Figure \(\PageIndex{8}\) provides an example of a typical AES spectrum, in this case for the mineral calcite, CaCO3. The raw data, on the left, shows the intensity of the signal as a count of electrons with a particular kinetic energy. The large background signal is from electrons that lose kinetic energy as the result of inelastic collisions. The two broad features between approximately 100 eV and 600 eV are the Auger peaks for calcium and for oxygen. The peaks in this case are easy to see because the two analytes are present in bulk. For a trace-level analyte, the Auger peaks in a normal plot may be difficult to see. For this reason, Auger spectra are usually presented by plotting the derivative of the raw data giving the spectrum on the right.
Figure \(\PageIndex{9}\) provides an example of how AES is used to study changes in the composition of a single crystal of CaCO3 that was allowed to equilibrate with a solution containing Mg2+ ions. The sample was mounted on a sample probe and the AES spectrum recorded. An Ar+ ion beam was used to remove layers of the sample while the spectrometer was used to record spectra of the sample. As expected, the surface is enriched in Mg2+ ions that diffused into the crystal with the relative concentration of Mg2+ decreasing. The relative abundance of Ca2+ increases with depth; the relative concentration of oxygen remains more or less constant with depth.
Secondary-Ion Mass Spectrometry (SIMS)
In SIMS we bombard the surface of a sample with an energetic primary beam—typically 5-20 keV—of an ion, such as Ar+, O2+, or Cs+. The primary ion penetrates the sample's surface, ejecting a variety of particles, including neutral atoms, electrons, and, more importantly, secondary ions (singly-charged or multiply charged cations and anions, and clusters of ions). These secondary ions are characterized by their mass-to-charge ratios and by their kinetic energies. The use of a primary ion beam of Cs+ favors the formation of secondary ions that are anions, and a primary beam of O2+ favors the formation of secondary ions that are cations.
The instrumentation for SIMS includes an ion gun for generating the primary beam and a mass spectrometer for analyzing the secondary ions.
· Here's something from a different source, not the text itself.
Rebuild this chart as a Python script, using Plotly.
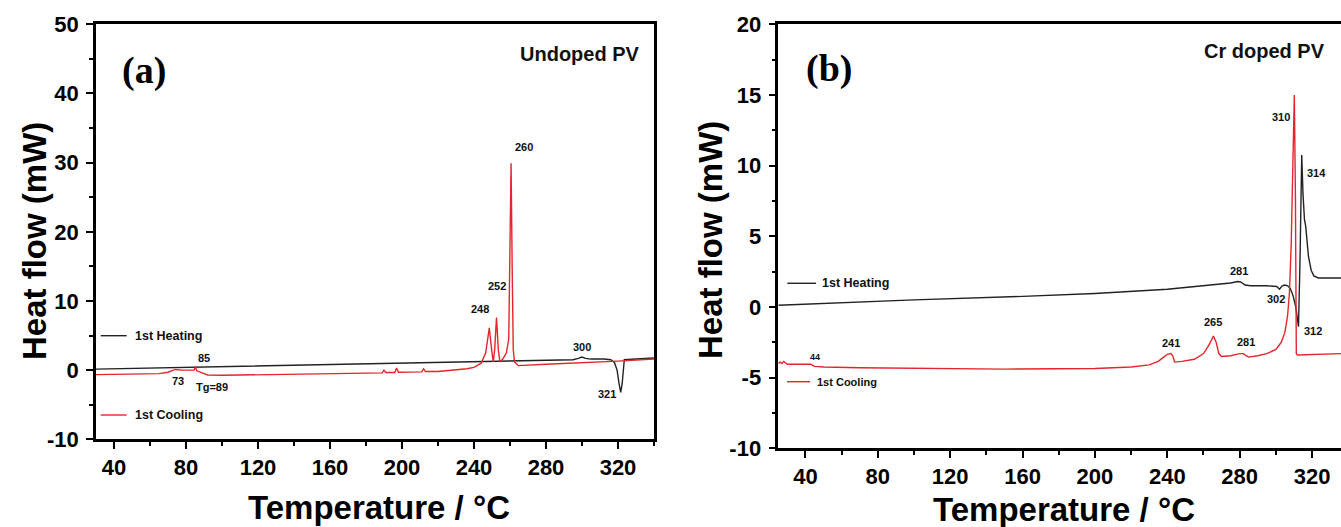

In static mode, the primary ion beam is run using a low current density that minimizes the extent to which the sample's outermost layers are removed. In dynamic mode, the primary beam is run at a higher current density that removes more of the sample's surface. Dynamic SIMS is well suited to depth profiling. High mass resolution is obtained using a time-of-flight mass analyzer or a double-focusing mass analyzer; see Chapter 20 for a discussion of different types of mass analyzers.
SIMS is well suited for imaging as the positively charged primary ion can be rastered across the sample's surface. Figure \(\PageIndex{10}\) provides an example of imaging a surface using SIMS by measuring the yield of 14N12C ions while rastering the primary ion beam across a 10 µm \(\times \) 10 µm section of the sample.